I've worked at barns where I've had everything from horses that stay in all day at the hint of anything less than calm & sunny weather to all horses are out sun-up to sun-down to horses have 24/7 run-outs.

Sometimes I have to walk each horse anywhere from a stone's throw to a mile to get to the pasture.

Sometimes I can walk two at a time. Sometimes not.

Sometimes they all get blanket changes. Sometimes they all get masks & flyspray. Sometimes not.

Sometimes I have to drive a couple miles down the road to spread the manure. Sometimes I have to walk 50 feet to a dump pile.

Sometimes I have to walk to a separate shed to get sawdust. Sometimes everything I need is all in the barn.

Sometimes stalls are to be cleaned with a fine tooth comb. Sometimes they are "european deep litter method."

All that said, you should be looking at 2 persons taking roughly from 7 a.m. to 11 a.m. at bare minimum.

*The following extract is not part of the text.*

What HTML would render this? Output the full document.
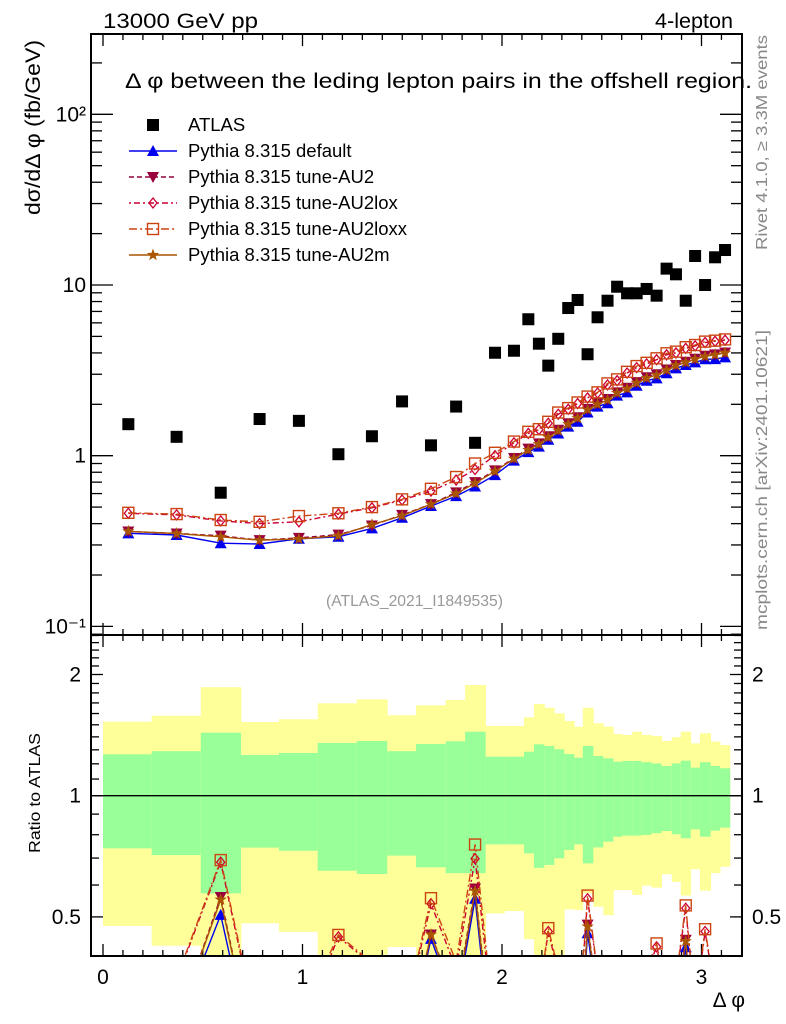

If you are expecting one person to do thirty stalls all day every day, you are insane, and skimping out on decent care. Not enough eyes on one person for 30 horses.

camohn
Sep. 28, 2009, 09:22 PM
just curious if people could weigh in here. mucking 30 stalls, turn out, turn in, blanket changes, the typical set up for full board.


thanks

If I boogie at top speed I can do feed/water buckets and pick 13 stalls in an hour and a quarter.....more if I am moving at less than top speed or the stalls are trashed. That would be our winter turnout where the horses are in for about 12 hours at night.

egontoast
Sep. 29, 2009, 08:31 AM
but we clean stalls 4 times a day,

If you are cleaning stalls 4 times a day, then there is no significant turn out so there's a time saver for you.